They won’t win 8 games.
They won’t compete for the division.
They won’t make it out the first round.
They won’t beat the number one defense.
They won’t go into Denver and win.
They’re heading to Super Bowl LX
Every Patriots fan will tell you Drake Maye needs to be better.
That said, he is 23, in his first full season, in a new system, and just went against 3 top 5 defenses on his way to a Super Bowl.
We’ll take that any time.
THE HARDEST SCHEDULE IN #NFL HISTORY:
The #Patriots are the first team in NFL history to beat three top-5 defenses in the same playoffs.
1) Houston Texans
2) Denver Broncos
3) Los Angeles Chargers
“THE SCHEDULE” WAS THE HARDEST IN LEAGUE HISTORY.
We may never see this again.
Casuals are going to look at Drake Maye’s raw numbers and call him a fraud, completely ignoring context — namely that he faced three top-5 defenses in back-to-back awful weather games.

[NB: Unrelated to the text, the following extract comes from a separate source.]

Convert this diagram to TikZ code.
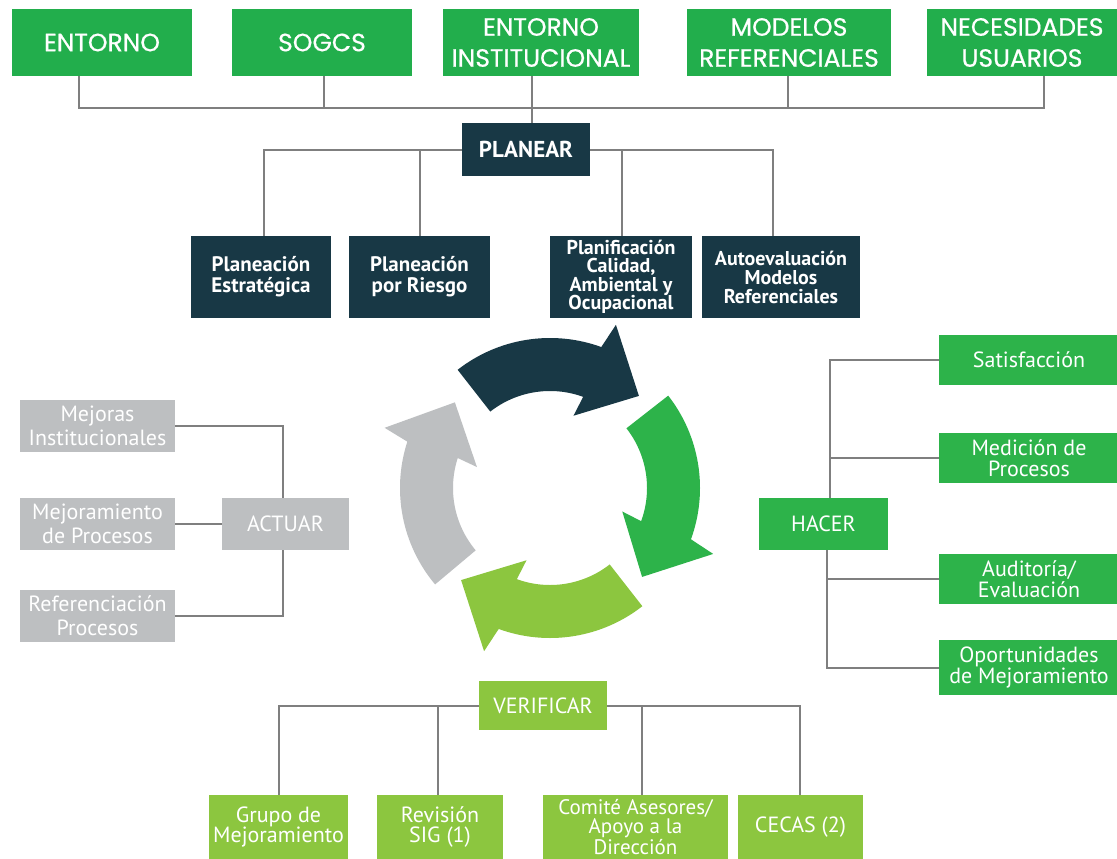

Despite that, Maye still ranked #1 in the NFL in:
•Pass EPA
•Completion Percentage
•Yards per Attempt
•Completion Percentage Over Expected
All while dealing with:
•The 3rd-most pressures of any QB
•The 4th-most sacked QB in the league
He’s played a gauntlet of defenses in the post-season:
Points allowed per game:
•Texans: 1st fewest
•Broncos: 4th fewest
•Charges: 7th fewest
Passing yards allowed per game:
•Chargers: 5th fewest
•Texans: 6th fewest
•Broncos: 7th fewest
Average target separation allowed:
•Broncos: 3rd lowest
•Texans: 5th lowest
•Chargers: 20th lowest
Defensive line pressure:
•Broncos: 1st
•Texans: 18th
•Chargers: 19th
Passing TDs allowed:
•Chargers: 3rd fewest
•Broncos: 4th fewest
•Texans: 8th fewest
That’s before acknowledging that all three teams also rank top-5 against the run by most metrics — making them unequivocally three of the five best total defenses in the NFL.
Yet Maye still:
• Threw for more passing yards than any QB who faced the Chargers
• Tied for the most passing TDs allowed by Houston (3) — (The only other QB to do that was Jacoby Brissett — and those came in garbage time during a 40–20 blowout.)
All of this came behind a bottom-tier offensive line, with no elite playmakers, and an offense that consistently put him in bad situations and that’s before even mentioning that he’s played back-to-back games in miserable weather.
I’m not saying he’s played his best football. There is clearly more meat left on the bone — but he’s avoided at-fault interceptions and has routinely come through in the biggest moments in bad weather against elite defenses.
Oh, and he’s 23 years old. Yes, 23. The second youngest QB to ever play in a Super Bowl.